The Story of Big Data and Data Quality

A first in the series of several conversations about Big Data. Bigger is Better. There is a big buzz regarding big data and big data analytics.  Wikipedia defines big data, as a collection of data sets so large and complex that it becomes difficult to process using on-hand database management tools.  Most discussions are focused on the power and the glamour of big data with an emphasis on the tools and technologies to process, aggregate, or store these data. As a result, there is almost no discussion about the quality of the data or the process of identifying relevant data from irrelevant data.  It is true that we generate data at an alarming rate (exponential growth curve)[1], but it is also true that not all data is of equal value.  There is a lot of noise in these big datasets.  Therefore, it is important to understand the extent of this noise exists and be able to assess and report on this noise when presenting results using small or big data.

I have worked with big data when “big data” was not the norm.

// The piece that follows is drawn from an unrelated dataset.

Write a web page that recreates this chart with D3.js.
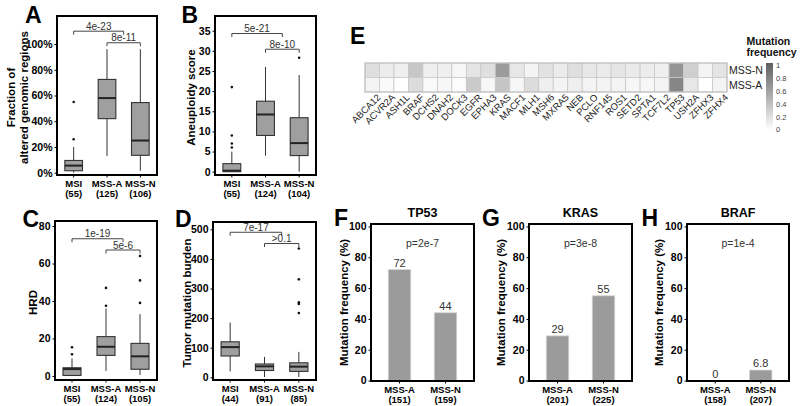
<!DOCTYPE html>
<html lang="en">
<head>
<meta charset="UTF-8">
<title>Aneuploidy and mutation panels</title>
<script src="https://d3js.org/d3.v7.min.js"></script>
<style>
  body { margin: 0; background: #fff; }
  svg { display: block; font-family: "Liberation Sans", Arial, sans-serif; }
  .letter { font-size: 23px; font-weight: bold; fill: #000; }
  .ytick text { font-size: 10.5px; font-weight: bold; fill: #000; font-family: "Liberation Sans", Arial, sans-serif; }
  .ytitle { font-size: 11.5px; font-weight: bold; fill: #000; }
  .xlab { font-size: 9.5px; font-weight: bold; fill: #000; }
  .pval { font-size: 10px; fill: #333; }
  .ptop { font-size: 10.5px; fill: #333; }
  .barval { font-size: 11px; fill: #333; }
  .ptitle { font-size: 12.5px; font-weight: bold; fill: #000; }
  .gene { font-size: 9.5px; fill: #222; }
  .rowlab { font-size: 10.5px; fill: #222; }
  .legtitle { font-size: 10.5px; font-weight: bold; fill: #111; }
  .legtick text { font-size: 7.5px; fill: #444; font-family: "Liberation Sans", Arial, sans-serif; }
</style>
</head>
<body>
<svg id="fig" width="800" height="406"></svg>
<script>
// ---- data ----
const boxGroups = ["MSI", "MSS-A", "MSS-N"];

// box stats: [min, q1, median, q3, max]
const fgaStats = [[0, 0.015, 0.055, 0.095, 0.20], [0.13, 0.42, 0.58, 0.725, 0.96], [0.015, 0.135, 0.25, 0.545, 0.96]];
const fgaOutliers = [[0.26, 0.55], [], []];
const fgaN = [55, 125, 106];
const fgaTicks = [0, 0.2, 0.4, 0.6, 0.8, 1.0];
const fgaP = ["4e-23", "8e-11"];

const aneuStats = [[0, 0, 0.25, 2, 5], [4, 9, 14.2, 17.5, 26], [0, 4, 7.1, 13.4, 24]];
const aneuOutliers = [[6, 7, 9, 21], [], [28.3]];
const aneuN = [55, 124, 104];
const aneuTicks = [0, 5, 10, 15, 20, 25, 30, 35];
const aneuP = ["5e-21", "8e-10"];

const hrdStats = [[0, 0.3, 3.7, 4.4, 9.4], [2.7, 11, 15.6, 21, 36], [0.5, 3.6, 10.5, 17.4, 33]];
const hrdOutliers = [[11.6, 15.3], [37.5, 47], [39, 51, 64]];
const hrdN = [55, 124, 105];
const hrdTicks = [0, 20, 40, 60, 80];
const hrdP = ["1e-19", "5e-6"];

const tmbStats = [[20, 72, 102, 120, 185], [1, 23, 37, 45, 69], [1, 20, 36, 49, 86]];
const tmbOutliers = [[], [], [217, 248, 253, 331, 435]];
const tmbN = [44, 91, 85];
const tmbTicks = [0, 100, 200, 300, 400, 500];
const tmbP = ["7e-17", ">0.1"];

const barGroups = ["MSS-A", "MSS-N"];
const barTicks = [0, 20, 40, 60, 80, 100];
const tp53Freq = [72, 44];
const tp53N = [151, 159];
const krasFreq = [29, 55];
const krasN = [201, 225];
const brafFreq = [0, 6.8];
const brafN = [158, 207];

const genes = ["ABCA12", "ACVR2A", "ASH1L", "BRAF", "DCHS2", "DNAH2", "DOCK3", "EGFR", "EPHA3", "KRAS",
  "MACF1", "MLH1", "MSH6", "MXRA5", "NEB", "PCLO", "RNF145", "ROS1", "SETD2", "SPTA1", "TCF7L2",
  "TP53", "USH2A", "ZFHX3", "ZFHX4"];
const heatRows = ["MSS-N", "MSS-A"];
const mssNFreq = [0.2, 0.12, 0.1, 0.35, 0.1, 0.1, 0.05, 0.17, 0.2, 0.62, 0.15, 0.07, 0.18, 0.12, 0.2,
  0.15, 0.13, 0.16, 0.13, 0.12, 0.1, 0.66, 0.3, 0.07, 0.17];
const mssAFreq = [0.07, 0.03, 0.0, 0.22, 0.03, 0.05, 0.02, 0.33, 0.05, 0.36, 0.05, 0.22, 0.1, 0.07, 0.1,
  0.07, 0.07, 0.07, 0.05, 0.05, 0.07, 0.75, 0.15, 0.0, 0.07];
const legendTicks = [0, 0.2, 0.4, 0.6, 0.8, 1];

// ---- drawing ----
const svg = d3.select("#fig");

function letter(t, x, y) {
  svg.append("text").attr("class", "letter").attr("x", x).attr("y", y).text(t);
}

function yAxisAt(g, y, x0, ticks, fmt) {
  const ax = g.append("g").attr("class", "ytick")
    .attr("transform", `translate(${x0},0)`)
    .call(d3.axisLeft(y).tickValues(ticks).tickFormat(fmt).tickSize(2.5).tickPadding(2));
  ax.select(".domain").remove();
  ax.selectAll("line").attr("stroke", "#000");
  ax.selectAll("text").attr("font-size", null).attr("font-family", null);
}

function xLabels(g, xpos, names, counts, y1) {
  const t = g.selectAll(".xlab").data(names).join("text")
    .attr("class", "xlab").attr("text-anchor", "middle");
  t.append("tspan").attr("x", d => xpos(d)).attr("y", y1 + 11.5).text(d => d);
  t.append("tspan").attr("x", d => xpos(d)).attr("y", y1 + 22).text((d, i) => `(${counts[i]})`);
  g.selectAll(".xt").data(names).join("line")
    .attr("x1", d => xpos(d)).attr("x2", d => xpos(d))
    .attr("y1", y1).attr("y2", y1 + 2.5).attr("stroke", "#000");
}

function yTitle(g, lines, x, y) {
  const t = g.append("text").attr("class", "ytitle").attr("text-anchor", "middle")
    .attr("transform", `translate(${x},${y}) rotate(-90)`);
  lines.forEach((l, i) => t.append("tspan").attr("x", 0).attr("y", i * 12.5).text(l));
}

function frameRect(g, f) {
  g.append("rect").attr("x", f.x0).attr("y", f.y0)
    .attr("width", f.x1 - f.x0).attr("height", f.y1 - f.y0)
    .attr("fill", "none").attr("stroke", "#000").attr("stroke-width", 2);
}

function boxPanel(cfg) {
  const f = cfg.frame;
  const g = svg.append("g");
  const x = d3.scalePoint().domain(boxGroups).range([f.x0, f.x1]).padding(0.5);
  const y = d3.scaleLinear().domain(cfg.domain).range([f.y1, f.y0]);
  const bw = x.step() * 0.53;
  const xi = i => x(boxGroups[0]) + i * x.step();

  yAxisAt(g, y, f.x0, cfg.ticks, cfg.fmt);

  boxGroups.forEach((grp, i) => {
    const [mn, q1, md, q3, mx] = cfg.stats[i];
    const cx = x(grp);
    g.append("line").attr("x1", cx).attr("x2", cx).attr("y1", y(mx)).attr("y2", y(mn))
      .attr("stroke", "#333").attr("stroke-width", 1);
    g.append("rect").attr("x", cx - bw / 2).attr("width", bw)
      .attr("y", y(q3)).attr("height", Math.max(1, y(q1) - y(q3)))
      .attr("fill", "#9f9f9f").attr("stroke", "#333").attr("stroke-width", 1.1);
    g.append("line").attr("x1", cx - bw / 2).attr("x2", cx + bw / 2)
      .attr("y1", y(md)).attr("y2", y(md)).attr("stroke", "#222").attr("stroke-width", 2);
    g.selectAll(null).data(cfg.outliers[i]).join("circle")
      .attr("cx", cx).attr("cy", d => y(d)).attr("r", 1.3).attr("fill", "#111");
  });

  cfg.brackets.forEach((b, k) => {
    const xa = xi(b[0]), xb = xi(b[1]), yy = y(b[2]);
    g.append("path").attr("d", `M${xa},${yy + 3.5}V${yy}H${xb}V${yy + 3.5}`)
      .attr("fill", "none").attr("stroke", "#444").attr("stroke-width", 1);
    g.append("text").attr("class", "pval").attr("text-anchor", "middle")
      .attr("x", (xa + xb) / 2).attr("y", yy - 1.5).text(cfg.pvals[k]);
  });

  xLabels(g, x, boxGroups, cfg.counts, f.y1);
  yTitle(g, cfg.title, cfg.titleX, (f.y0 + f.y1) / 2 + 2);
  frameRect(g, f);
}

function barPanel(cfg) {
  const f = cfg.frame;
  const g = svg.append("g");
  const x = d3.scalePoint().domain(barGroups).range([f.x0, f.x1]).padding(0.62);
  const y = d3.scaleLinear().domain([-0.3, 101.6]).range([f.y1, f.y0]);
  const bw = x.step() * 0.49;

  yAxisAt(g, y, f.x0, barTicks, d3.format("d"));

  g.selectAll(".bar").data(cfg.freq).join("rect")
    .attr("x", (d, i) => x(barGroups[i]) - bw / 2).attr("width", bw)
    .attr("y", d => y(d)).attr("height", d => y(0) - y(d))
    .attr("fill", "#9b9b9b").attr("stroke", "#d6d6d6").attr("stroke-width", 0.8);
  g.selectAll(".bv").data(cfg.freq).join("text")
    .attr("class", "barval").attr("text-anchor", "middle")
    .attr("x", (d, i) => x(barGroups[i])).attr("y", d => y(d) - 3).text(d => d);

  g.append("text").attr("class", "ptop").attr("text-anchor", "middle")
    .attr("x", (f.x0 + f.x1) / 2).attr("y", 246.5).text(cfg.p);
  g.append("text").attr("class", "ptitle").attr("text-anchor", "middle")
    .attr("x", (f.x0 + f.x1) / 2).attr("y", f.y0 - 7.5).text(cfg.gene);

  xLabels(g, x, barGroups, cfg.counts, f.y1);
  yTitle(g, ["Mutation frequency (%)"], cfg.titleX, (f.y0 + f.y1) / 2);
  frameRect(g, f);
}

const pct = d3.format(".0%");

boxPanel({ frame: { x0: 57, x1: 157, y0: 16, y1: 175 }, domain: [-0.018, 1.218],
  ticks: fgaTicks, fmt: pct, stats: fgaStats, outliers: fgaOutliers, counts: fgaN, pvals: fgaP,
  brackets: [[0, 1.5, 1.10], [1, 2, 1.01]], title: ["Fraction of", "altered genomic regions"], titleX: 15 });
boxPanel({ frame: { x0: 215, x1: 316, y0: 16, y1: 175 }, domain: [-0.82, 38.65],
  ticks: aneuTicks, fmt: d3.format("d"), stats: aneuStats, outliers: aneuOutliers, counts: aneuN, pvals: aneuP,
  brackets: [[0, 1.5, 34.3], [1, 2, 30.4]], title: ["Aneuploidy score"], titleX: 195 });
boxPanel({ frame: { x0: 55, x1: 157, y0: 221, y1: 380 }, domain: [-2.13, 82.67],
  ticks: hrdTicks, fmt: d3.format("d"), stats: hrdStats, outliers: hrdOutliers, counts: hrdN, pvals: hrdP,
  brackets: [[0, 1.5, 73.2], [1, 2, 67.2]], title: ["HRD"], titleX: 37 });
boxPanel({ frame: { x0: 213, x1: 316, y0: 222, y1: 380 }, domain: [-9.1, 524.7],
  ticks: tmbTicks, fmt: d3.format("d"), stats: tmbStats, outliers: tmbOutliers, counts: tmbN, pvals: tmbP,
  brackets: [[0, 1.5, 490], [1, 2, 452]], title: ["Tumor mutation burden"], titleX: 190.5 });

barPanel({ frame: { x0: 371, x1: 474, y0: 224, y1: 381 }, freq: tp53Freq, counts: tp53N,
  p: "p=2e-7", gene: "TP53", titleX: 347.5 });
barPanel({ frame: { x0: 529, x1: 632, y0: 224, y1: 381 }, freq: krasFreq, counts: krasN,
  p: "p=3e-8", gene: "KRAS", titleX: 505 });
barPanel({ frame: { x0: 687, x1: 789, y0: 224, y1: 381 }, freq: brafFreq, counts: brafN,
  p: "p=1e-4", gene: "BRAF", titleX: 663 });

// heatmap (E)
const hx = d3.scaleBand().domain(genes).range([365, 727]);
const hy = d3.scaleBand().domain(heatRows).range([63, 92]);
const heatColor = d3.scaleLinear().domain([0, 1]).range(["#ffffff", "#5e5e5e"]);
const heatCells = [];
genes.forEach((gn, i) => {
  heatCells.push({ gene: gn, row: "MSS-N", v: mssNFreq[i] });
  heatCells.push({ gene: gn, row: "MSS-A", v: mssAFreq[i] });
});
const hg = svg.append("g");
hg.selectAll("rect").data(heatCells).join("rect")
  .attr("x", d => hx(d.gene)).attr("y", d => hy(d.row))
  .attr("width", hx.bandwidth()).attr("height", hy.bandwidth())
  .attr("fill", d => heatColor(d.v)).attr("stroke", "#c9c9c9").attr("stroke-width", 0.8);
hg.append("rect").attr("x", 365).attr("y", 63).attr("width", 362).attr("height", 29)
  .attr("fill", "none").attr("stroke", "#bdbdbd").attr("stroke-width", 1);
hg.selectAll(".gene").data(genes).join("text").attr("class", "gene")
  .attr("text-anchor", "end").attr("dy", "0.75em")
  .attr("transform", d => `translate(${hx(d) + hx.bandwidth() / 2 + 4},${93}) rotate(-45)`)
  .text(d => d);
hg.selectAll(".rowlab").data(heatRows).join("text").attr("class", "rowlab")
  .attr("x", 729).attr("y", d => hy(d) + hy.bandwidth() / 2 + 3.8).text(d => d);

// legend
const defs = svg.append("defs");
const grad = defs.append("linearGradient").attr("id", "mfgrad")
  .attr("x1", 0).attr("y1", 1).attr("x2", 0).attr("y2", 0);
grad.append("stop").attr("offset", "0%").attr("stop-color", heatColor(0));
grad.append("stop").attr("offset", "100%").attr("stop-color", heatColor(1));
const ly = d3.scaleLinear().domain([0, 1]).range([129.5, 65.5]);
svg.append("rect").attr("x", 766).attr("y", 63).attr("width", 7).attr("height", 67)
  .attr("fill", "url(#mfgrad)");
const lax = svg.append("g").attr("class", "legtick").attr("transform", "translate(773,0)")
  .call(d3.axisRight(ly).tickValues(legendTicks).tickFormat(d3.format("~g")).tickSize(0).tickPadding(3));
lax.select(".domain").remove();
lax.selectAll("text").attr("font-size", null).attr("font-family", null);
svg.append("text").attr("class", "legtitle").attr("x", 746.5).attr("y", 45).text("Mutation");
svg.append("text").attr("class", "legtitle").attr("x", 746.5).attr("y", 56).text("frequency");

letter("A", 25, 23);
letter("B", 181.5, 23);
letter("C", 22.5, 227);
letter("D", 175, 227);
letter("E", 350, 44);
letter("F", 334, 226);
letter("G", 482, 226);
letter("H", 641.5, 226);
</script>
</body>
</html>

Very early on I realized that if big data are to be useful, effort has to be dedicated to cleaning the data continuously.  As a director of research and evaluation for the then Department of Mental Health, Mental Retardation, and Substance Abuse Services (now the Virginia Department of Behavioral Health and Developmental Services) we reviewed, analyzed, and reported on patient level data that was sent to the department monthly.  We set a threshold of missing data at 10%.  It was amazing how quickly the data were cleaned because providers realized that the data was not just going into a blackhole but actually being reviewed and used to inform decisions.  After focusing on the data quality for a year, providers received their performance report cards for a set of agreed upon measures on a monthly basis.  This started a dialogue between the state and the providers that was based on data and not impressions of data.  This was and is a step in the right direction.  We replicated this process in Connecticut at the Department of Mental Health and Addiction Services successfully.  For big data to be used meaningfully, the same simple but rigorous process is needed.  Explaining the context and quality of data is an essential  backstory when presenting results.

Usually the people that manage, create, and analyze big data are not close to the data collection and as a result sometimes fail to appreciate the significance and as a result do not discuss the noise in the data resulting from either missing data or data that is invalid (does not conform to the value set). For example, let’s say we are looking at a measure of improved employment, the headline is that as a result of an intervention, 90% of the people that participated in the program were employed at completion of the program.  The rate at baseline was for employment was 50%.  This is great news.  As you dig a little deeper you realize that these results are based on 50% of the people as only 50% of the participants reported meaningful data at two-points (need baseline and a second point to measure change).  What happened to the other 50% and what should you do with these results?  This is a dilemma that faces many analysts though very rarely do we see footnotes that discuss the amount of missing data or discuss the results in the light of these missing data.

Another challenge of big data is the noise generated when merging datasets collected for different purposes and that use different value sets and terminologies. For example, data coming from a patient receiving home health care.  Data will come from the care delivery team, the patient, and the medical devices in use. Let’s focus on a small sliver of this interdependent data, data from the medical device that dispenses medicine based on another device that records the blood sugar level.  Now imagine that the time on these devices is not synced, and no one noticed that significant but little detail.  Now we have data with mismatched time stamps that will not make sense and will be difficult to explain in the future when these data are analyzed away from the source of collection without the knowledge of time.

My point today is one of caution. When we state that big data will solve our healthcare problems we need to focus on quality of the data much more than we do today. The big data is only as good as the humans that collect these data or the devices that record these data. Above all we will have to instill the same disciplined focus to data quality that we have toward assimilating and creating tools that can handle big data.